Though still high, the development will offer critical relief after months of tight credit conditions that constrained business expansion and household borrowing. 

Lower lending rates will enable businesses to access cheaper credit for expansion, inventory financing, and operational scaling, potentially boosting employment and economic activity. 

On the other hand, households would obtain more affordable loans for mortgages, education, and consumption, easing financial pressures on families.

The Chief Executive Officer (CEO) of the Ghana Association of Bankers (GAB), John Awuah, in an interview with the Graphic Business attributed the GRR decline to Bank of Ghana’s (BoG) policy actions, falling inflation, and forex market stability. 

His comments come amid growing public concern that lending rates remain relatively high despite a sharp drop in inflation and recent reductions in benchmark interest rates.

The policy rate fell 250 basis points during the review period, pushing the reference rate down 110 basis points.

However, Mr Awuah cautioned that lending rates vary by borrower risk profile, one customer may secure a loan at 17 per cent while another pays 20-23 per cent. 

“As the Ghana Reference Rate declines, lending rates are also expected to reduce, and that is what we have seen over the last few months,” he stated.

“Beyond the cost of funds, lending rates include a risk premium. Depending on a customer’s credit profile, one borrower may obtain a loan at 17 per cent, while another may be charged 20 or 23 per cent. There cannot be a single lending rate for all customers,” Mr Awuah said.

Business confidence

On the response from the business community, he said the decline in borrowing costs had been positive, noting that lower financing costs, coupled with easing inflation and improved foreign exchange stability, were strengthening business confidence.

“If these macroeconomic improvements are sustained, businesses are likely to become more bullish and seek credit for expansion and scaling up,” he said.

NPLs

Touching on the banking sector, the CEO said lower lending rates could help reduce Non-Performing Loans (NPLs), as borrowers would find it easier to service their obligations. 

However, he noted that loan performance was also influenced by broader economic and market conditions.

Prof.
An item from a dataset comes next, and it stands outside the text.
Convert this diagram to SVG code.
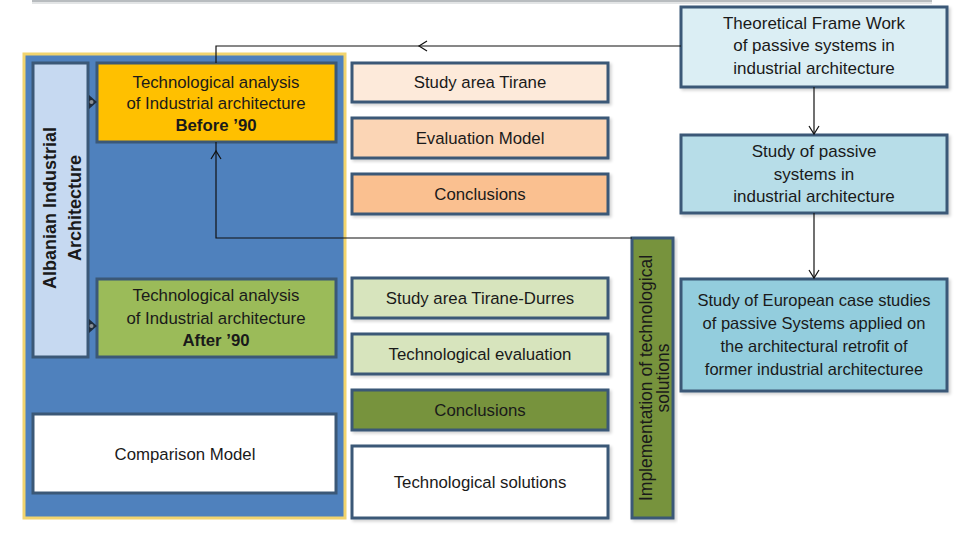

Godfred Bokpin

Recalibration

Meanwhile, in a separate interview, a Professor of Finance at the University of Ghana Business School, Prof. Godfred Bokpin, expressed concern about the wide gap between inflation and interest rates, pointing out that the BoG’s policy rate of 15.5 per cent and the GRR of 14.58 per cent remain high relative to current inflation levels.
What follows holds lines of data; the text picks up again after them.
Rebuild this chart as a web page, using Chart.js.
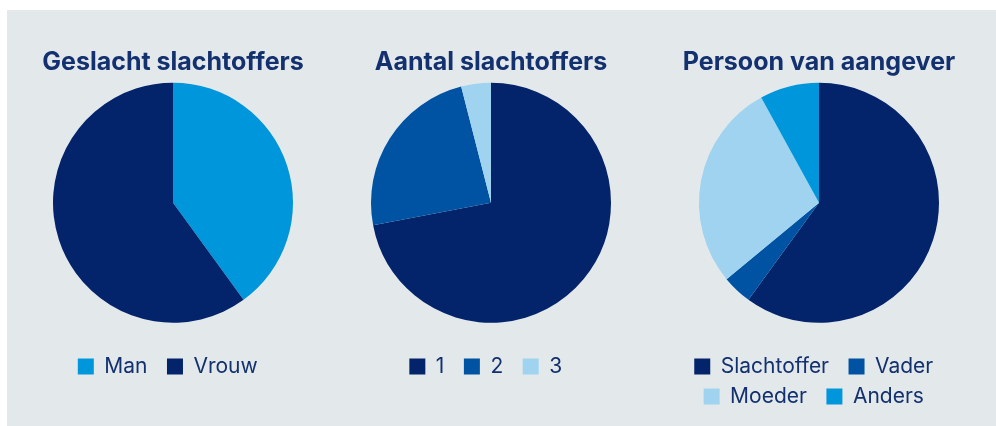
<!DOCTYPE html>
<html>
<head>
<meta charset="utf-8">
<script src="https://cdn.jsdelivr.net/npm/chart.js@4/dist/chart.umd.min.js"></script>
<style>
	html, body { margin: 0; padding: 0; background: #ffffff; }
	#panel { position: absolute; left: 7px; top: 10px; width: 989px; height: 416px; background: #e3e9ea; }
	canvas { position: absolute; top: 10px; }
</style>
</head>
<body>
<div id="panel"></div>
<canvas id="chartGeslacht" width="300" height="416" style="left:23px"></canvas>
<canvas id="chartAantal" width="300" height="416" style="left:341px"></canvas>
<canvas id="chartPersoon" width="300" height="416" style="left:669px"></canvas>
<script>
const geslachtLabels = ["Man", "Vrouw"];
const geslachtValues = [40, 60];

const aantalLabels = ["1", "2", "3"];
const aantalValues = [72, 24, 4];

const persoonLabels = ["Slachtoffer", "Vader", "Moeder", "Anders"];
const persoonValues = [60, 4, 28, 8];

const navy = "#03236a";
const midBlue = "#0053a3";
const lightBlue = "#9fd3ef";
const brightBlue = "#0096db";
const textColor = "#13306f";

function pieChart(canvasId, title, labels, values, colors, bottomPad) {
	const ctx = document.getElementById(canvasId).getContext("2d");
	return new Chart(ctx, {
		type: "pie",
		data: {
			labels: labels,
			datasets: [{
				data: values,
				backgroundColor: colors,
				borderWidth: 0,
				radius: 120,
			}],
		},
		options: {
			responsive: false,
			animation: false,
			devicePixelRatio: 1,
			layout: { padding: { bottom: bottomPad } },
			plugins: {
				tooltip: { enabled: false },
				title: {
					display: true,
					text: title,
					color: textColor,
					font: { family: "Inter", size: 25, weight: "bold", lineHeight: 1.2 },
					padding: { top: 37.5, bottom: -19 },
				},
				legend: {
					position: "bottom",
					labels: {
						color: textColor,
						boxWidth: 16,
						boxHeight: 16,
						padding: 9,
						font: { family: "Inter", size: 21 },
						generateLabels: function (chart) {
							const items = Chart.overrides.pie.plugins.legend.labels.generateLabels(chart);
							items.forEach((item) => { item.text = item.text + "\u2002"; item.lineWidth = 0; });
							return items;
						},
					},
				},
			},
		},
	});
}

pieChart("chartGeslacht", "Geslacht slachtoffers", geslachtLabels, geslachtValues, [brightBlue, navy], 39);
pieChart("chartAantal", "Aantal slachtoffers", aantalLabels, aantalValues, [navy, midBlue, lightBlue], 39);
pieChart("chartPersoon", "Persoon van aangever", persoonLabels, persoonValues, [navy, midBlue, lightBlue, brightBlue], 9);
</script>
</body>
</html>
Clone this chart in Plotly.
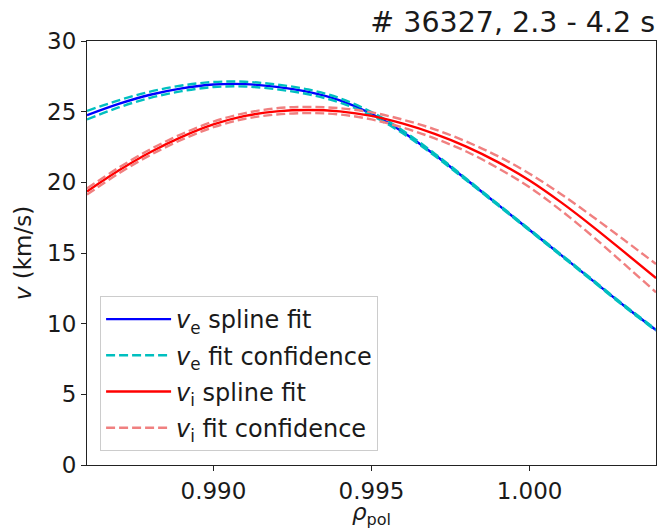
import plotly.graph_objects as go

rho = [0.986, 0.987, 0.988, 0.989, 0.990, 0.991, 0.992, 0.993, 0.994, 0.995,
       0.996, 0.997, 0.998, 0.999, 1.000, 1.001, 1.002, 1.003, 1.004]

ve_fit = [24.75, 25.55, 26.2, 26.65, 26.92, 26.95, 26.75, 26.4, 25.8, 24.85,
          23.55, 21.95, 20.2, 18.42, 16.63, 14.85, 13.05, 11.25, 9.55]
ve_upper = [25.05, 25.8, 26.42, 26.85, 27.1, 27.12, 26.92, 26.57, 25.95, 24.97,
            23.65, 22.03, 20.26, 18.47, 16.68, 14.9, 13.1, 11.3, 9.6]
ve_lower = [24.45, 25.3, 25.98, 26.45, 26.74, 26.78, 26.58, 26.23, 25.65, 24.73,
            23.45, 21.87, 20.14, 18.37, 16.58, 14.8, 13.0, 11.2, 9.5]

vi_fit = [19.35, 20.83, 22.13, 23.22, 24.1, 24.7, 25.02, 25.12, 25.02, 24.7,
          24.15, 23.43, 22.53, 21.43, 20.13, 18.58, 16.87, 15.06, 13.22]
vi_upper = [19.57, 21.03, 22.33, 23.42, 24.3, 24.9, 25.24, 25.34, 25.24, 24.95,
            24.43, 23.75, 22.88, 21.85, 20.61, 19.16, 17.57, 15.91, 14.22]
vi_lower = [19.13, 20.63, 21.93, 23.02, 23.9, 24.5, 24.8, 24.9, 24.8, 24.45,
            23.87, 23.11, 22.18, 21.01, 19.65, 18.0, 16.17, 14.21, 12.22]

title_text = "# 36327, 2.3 - 4.2 s"
x_ticks = [0.990, 0.995, 1.000]
x_ticklabels = ["0.990", "0.995", "1.000"]
y_ticks = [0, 5, 10, 15, 20, 25, 30]

FONT = "DejaVu Sans"
LW = 2.4
DASH = "9px,4px"

fig = go.Figure()
fig.add_trace(go.Scatter(x=rho, y=ve_fit, mode="lines", line_shape="spline",
                         line=dict(color="#0000ff", width=LW),
                         name="<i>v</i><sub>e</sub> spline fit"))
fig.add_trace(go.Scatter(x=rho, y=ve_upper, mode="lines", line_shape="spline",
                         line=dict(color="#00bfbf", width=LW, dash=DASH),
                         name="<i>v</i><sub>e</sub> fit confidence", legendgroup="ec"))
fig.add_trace(go.Scatter(x=rho, y=ve_lower, mode="lines", line_shape="spline",
                         line=dict(color="#00bfbf", width=LW, dash=DASH),
                         showlegend=False, legendgroup="ec"))
fig.add_trace(go.Scatter(x=rho, y=vi_fit, mode="lines", line_shape="spline",
                         line=dict(color="#ff0000", width=LW),
                         name="<i>v</i><sub>i</sub> spline fit"))
fig.add_trace(go.Scatter(x=rho, y=vi_upper, mode="lines", line_shape="spline",
                         line=dict(color="#f08080", width=LW, dash=DASH),
                         name="<i>v</i><sub>i</sub> fit confidence", legendgroup="ic"))
fig.add_trace(go.Scatter(x=rho, y=vi_lower, mode="lines", line_shape="spline",
                         line=dict(color="#f08080", width=LW, dash=DASH),
                         showlegend=False, legendgroup="ic"))

axis_common = dict(showline=True, mirror=True, linecolor="#222", linewidth=1.2,
                   ticks="outside", ticklen=5, tickwidth=1.2, tickcolor="#222",
                   showgrid=False, zeroline=False,
                   tickfont=dict(family=FONT, size=23, color="#1a1a1a"))

fig.update_layout(
    width=657, height=529,
    margin=dict(l=87, r=1, t=41, b=64),
    plot_bgcolor="white", paper_bgcolor="white",
    font=dict(family=FONT, color="#1a1a1a"),
    title=dict(text=title_text, x=655/657, xanchor="right", xref="container",
               y=1 - 22/529, yanchor="middle", yref="container",
               font=dict(family=FONT, size=28.5, color="#1a1a1a")),
    xaxis=dict(range=[0.986, 1.004], tickvals=x_ticks, ticktext=x_ticklabels,
               title=dict(text="<i>ρ</i><sub>pol</sub>", font=dict(size=23), standoff=6),
               **axis_common),
    yaxis=dict(range=[0, 30], tickvals=y_ticks,
               title=dict(text="<i>v</i> (km/s)", font=dict(size=23), standoff=8),
               **axis_common),
    legend=dict(x=0.023, y=0.033, xanchor="left", yanchor="bottom",
                bgcolor="rgba(255,255,255,0.8)", bordercolor="#cccccc", borderwidth=1,
                font=dict(family=FONT, size=24, color="#1a1a1a"),
                itemwidth=65, tracegroupgap=2),
)

fig.write_html("out.html")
“This tells us that the pace of disinflation is much faster than other economic variables are able to track,” he said, adding that such conditions tend to restrict credit expansion and private sector activity.
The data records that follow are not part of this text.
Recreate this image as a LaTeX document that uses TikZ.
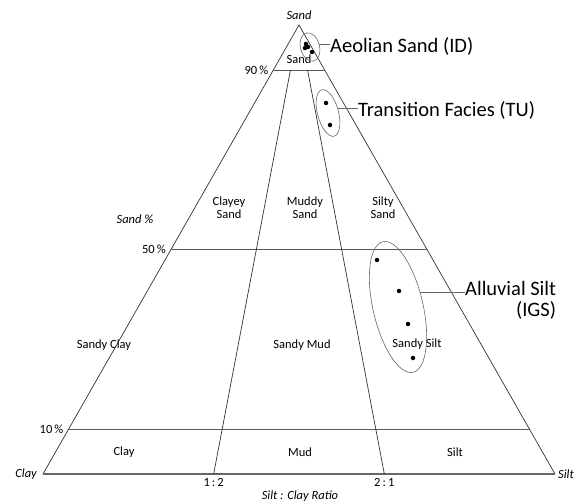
\documentclass[tikz,border=0pt]{standalone}
\usepackage{fontspec}
\setmainfont{Carlito}
\usepackage{tikz}
\usetikzlibrary{calc,shapes.geometric}

\begin{document}
\begin{tikzpicture}[x=1pt,y=1pt]
\tikzstyle{every node}+=[inner sep=0pt]
\tikzstyle{edge}=[black!80,line width=0.7pt]
\tikzstyle{limit}=[black!65,line width=0.8pt]
\tikzstyle{region}=[font=\fontsize{12.5}{13}\selectfont,align=center]
\tikzstyle{axis}=[font=\fontsize{12.5}{13}\selectfont\itshape]
\tikzstyle{facies}=[font=\fontsize{20.5}{21}\selectfont]
\tikzstyle{sample}=[circle,fill=black,minimum size=4.5pt]
\tikzstyle{group}=[ellipse,draw=black!60,line width=0.6pt]
\useasboundingbox (0,0) rectangle (585,-503);
\coordinate (Sa) at (299,-25);
\coordinate (Cl) at (43,-474);
\coordinate (Si) at (555,-474);
\coordinate (l90) at ($(Sa)!0.1!(Cl)$);
\coordinate (r90) at ($(Sa)!0.1!(Si)$);
\coordinate (l50) at ($(Sa)!0.5!(Cl)$);
\coordinate (r50) at ($(Sa)!0.5!(Si)$);
\coordinate (l10) at ($(Sa)!0.9!(Cl)$);
\coordinate (r10) at ($(Sa)!0.9!(Si)$);
\coordinate (q12) at ($(Cl)!1/3!(Si)$);
\coordinate (q21) at ($(Cl)!2/3!(Si)$);
\coordinate (t12) at ($(l90)!1/3!(r90)$);
\coordinate (t21) at ($(l90)!2/3!(r90)$);
\draw [edge] (Cl) -- (Sa) -- (Si);
\draw [black!60,line width=1.5pt] (Cl) -- (Si);
\draw [limit] (l90) -- (r90);
\draw [limit] (l50) -- (r50);
\draw [limit] (l10) -- (r10);
\draw [edge] (t12) -- (q12);
\draw [edge] (t21) -- (q21);
\node [axis,above=5pt] (sandtop) at (Sa) {Sand};
\node [axis,left=6pt] (claycorner) at (Cl) {Clay};
\node [axis,right=3pt] (siltcorner) at (Si) {Silt};
\node [region,left=5pt] (p90) at (l90) {90\,\%};
\node [region,left=5pt] (p50) at (l50) {50\,\%};
\node [region,left=5pt] (p10) at (l10) {10\,\%};
\node [axis] (sandpct) at (135,-219) {Sand \%};
\node [region,below=4pt] (r12) at (q12) {1\,:\,2};
\node [region,below=4pt] (r21) at (q21) {2\,:\,1};
\node [axis] (ratio) at (300,-496) {Silt : Clay Ratio};
\node [region] (sand) at (299,-59) {Sand};
\node [region] (clayeysand) at (229,-208) {Clayey\\Sand};
\node [region] (muddysand) at (305,-208) {Muddy\\Sand};
\node [region] (siltysand) at (383,-208) {Silty\\Sand};
\node [region] (sandyclay) at (104,-345) {Sandy Clay};
\node [region] (sandymud) at (302,-345) {Sandy Mud};
\node [region] (sandysilt) at (417,-344) {Sandy Silt};
\node [region] (clay) at (124,-452) {Clay};
\node [region] (mud) at (300,-452) {Mud};
\node [region] (silt) at (455,-452) {Silt};
\node [sample] (id1) at (306,-44) {};
\node [sample] (id2) at (308,-47) {};
\node [sample] (id3) at (305,-48) {};
\node [sample] (id4) at (312,-52) {};
\node [sample] (tu1) at (326,-103) {};
\node [sample] (tu2) at (330,-125) {};
\node [sample] (igs1) at (377,-260) {};
\node [sample] (igs2) at (399,-291) {};
\node [sample] (igs3) at (408,-324) {};
\node [sample] (igs4) at (413,-358) {};
\node [group,minimum width=19pt,minimum height=29pt,rotate=15] (idset) at (310,-47) {};
\node [group,minimum width=21pt,minimum height=48pt,rotate=15] (tuset) at (328,-113) {};
\node [group,minimum width=50pt,minimum height=134pt,rotate=13] (igsset) at (398,-307) {};
\node [facies,anchor=west] (aeolian) at (330,-46) {Aeolian Sand (ID)};
\node [facies,anchor=west] (transition) at (358,-110) {Transition Facies (TU)};
\node [facies,anchor=north west,align=right] (alluvial) at (465,-281) {Alluvial Silt\\(IGS)};
\draw [black!60,line width=0.6pt] (idset.east) -- (idset.east -| aeolian.west);
\draw [black!60,line width=0.6pt] (tuset.10) -- (tuset.10 -| transition.west);
\draw [black!60,line width=0.6pt] (igsset.20) -- (igsset.20 -| alluvial.west);
\end{tikzpicture}
\end{document}
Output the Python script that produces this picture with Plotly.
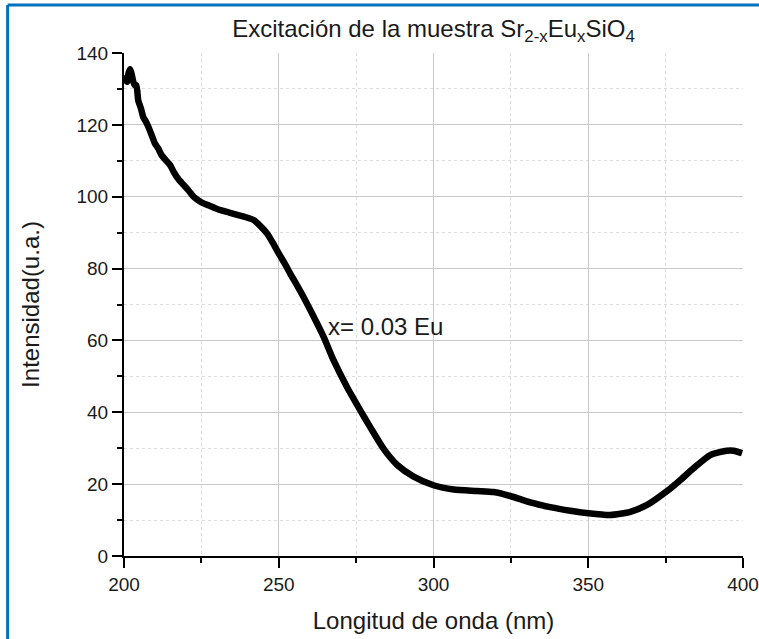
import plotly.graph_objects as go

# Data
wavelength_nm = [200.0, 200.5, 201.0, 201.5, 202.0, 202.5, 203.0, 203.5, 204.0, 204.6,
                 205.5, 206.2, 207.0, 207.9, 209.0, 210.0, 211.0, 212.2, 213.5, 214.9,
                 216.0, 217.5, 219.0, 220.8, 222.5, 224.0, 225.5, 227.3, 229.5, 231.5,
                 234.0, 236.9, 239.0, 241.9, 244.0, 246.2, 248.0, 250.0, 252.0, 253.7,
                 256.0, 258.0, 261.3, 264.5, 267.7, 272.0, 276.3, 279.6, 283.9, 288.2,
                 293.6, 300.0, 306.5, 314.0, 319.4, 324.8, 331.3, 337.7, 344.2, 350.0,
                 357.1, 363.6, 369.0, 375.2, 379.7, 384.0, 389.4, 394.8, 397.0, 399.7]
intensity = [131.5, 133.0, 132.0, 134.5, 135.5, 134.0, 132.0, 131.0, 131.0, 126.8,
             124.5, 122.2, 121.0, 119.4, 117.0, 114.8, 113.5, 111.5, 110.2, 108.8,
             107.0, 105.0, 103.5, 101.8, 100.0, 99.0, 98.2, 97.6, 96.8, 96.2,
             95.6, 94.9, 94.4, 93.5, 91.9, 89.8, 87.3, 84.2, 81.3, 78.6,
             75.2, 72.1, 66.6, 61.0, 54.5, 47.1, 40.6, 35.8, 29.8, 25.4,
             22.1, 19.7, 18.5, 18.1, 17.8, 16.7, 14.9, 13.6, 12.6, 11.9,
             11.4, 12.3, 14.2, 17.9, 21.1, 24.4, 28.1, 29.3, 29.3, 28.6]

x_ticks = [200, 250, 300, 350, 400]
y_ticks = [0, 20, 40, 60, 80, 100, 120, 140]

title_text = "Excitación de la muestra Sr<sub>2-x</sub>Eu<sub>x</sub>SiO<sub>4</sub>"
label_text = "x= 0.03 Eu"
x_title = "Longitud de onda (nm)"
y_title = "Intensidad(u.a.)"

FONT = "Liberation Sans, Arial, sans-serif"

fig = go.Figure()
fig.add_trace(go.Scatter(
    x=wavelength_nm, y=intensity, mode="lines",
    line=dict(color="black", width=6.5, shape="spline", smoothing=0.6),
    showlegend=False, hoverinfo="skip",
))

axis_common = dict(
    showline=True, linecolor="black", linewidth=2,
    ticks="outside", ticklen=10, tickwidth=2, tickcolor="black",
    showgrid=True, gridcolor="#c8c8c8", gridwidth=1,
    zeroline=False, automargin=False,
    tickfont=dict(family=FONT, size=19, color="#1a1a1a"),
    minor=dict(ticks="outside", ticklen=5, tickwidth=2, tickcolor="black",
               showgrid=True, gridcolor="#dcdcdc", griddash="dot", gridwidth=1),
)

fig.update_xaxes(range=[200, 400], tickvals=x_ticks, dtick=50,
                 minor_dtick=25,
                 title=dict(text=x_title, font=dict(family=FONT, size=24, color="#1a1a1a"), standoff=18),
                 **axis_common)
fig.update_yaxes(range=[0, 140], tickvals=y_ticks, dtick=20,
                 minor_dtick=10,
                 title=dict(text=y_title, font=dict(family=FONT, size=24, color="#1a1a1a"), standoff=30),
                 **axis_common)

fig.add_annotation(x=265.3, y=64, text=label_text, showarrow=False,
                   xanchor="left", yanchor="middle",
                   font=dict(family=FONT, size=24, color="#1a1a1a"))

# Blue frame (left and top edges visible)
fig.add_shape(type="line", xref="paper", yref="paper",
              x0=-0.188, x1=1.05, y0=1.0955, y1=1.0955,
              line=dict(color="#0070C0", width=3))
fig.add_shape(type="line", xref="paper", yref="paper",
              x0=-0.188, x1=-0.188, y0=-0.2, y1=1.0955,
              line=dict(color="#0070C0", width=3))

fig.update_layout(
    width=759, height=639, autosize=False,
    margin=dict(l=124, r=16, t=53, b=83),
    paper_bgcolor="white", plot_bgcolor="white",
    title=dict(text=title_text, x=0.5, xref="paper", xanchor="center",
               y=1 - 29 / 639, yref="container", yanchor="middle",
               font=dict(family=FONT, size=24, color="#1a1a1a")),
)

post = (
    "document.documentElement.style.overflow='hidden';"
    "document.body.style.margin='0';document.body.style.overflow='hidden';"
    "var gd=document.getElementById('{plot_id}');"
    "gd.style.width='759px';gd.style.height='639px';"
    "Plotly.relayout(gd,{width:759,height:639});"
)

fig.write_html("out.html", post_script=post,
               config={"displayModeBar": False, "responsive": False})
He explained that credit growth slowed markedly in 2025, limiting business expansion and investment, while employment figures showed little change between 2024 and 2025.

“The disinflation we are celebrating has not come with sufficient job creation; a certain level of inflation is good for the economy. It supports manufacturing and productivity,” he said, warning that persistently low inflation could encourage consumers to postpone spending in anticipation of further price reductions, thereby slowing production.

He therefore called on policymakers to shift focus from stabilisation alone to growth-enhancing measures, including improved access to credit and targeted support for productive sectors.

“With inflation this low, we must recalibrate our macroeconomic framework to aggressively support growth while maintaining price stability,” Prof. Bokpin added.

Projection

The sharp drop in inflation to 3.8 per cent, far below BoG’s medium-term target of eight per cent with a two per cent tolerance band, reinforces expectations of further easing in monetary conditions. 

With the policy rate at 15.5 per cent and the GRR at 14.58 per cent, the wide gap between inflation and interest rates points to scope for a gradual reduction in borrowing costs. 

However, the central bank is likely to proceed cautiously, balancing the need to stimulate credit growth and private sector activity with the imperative of maintaining price and exchange rate stability.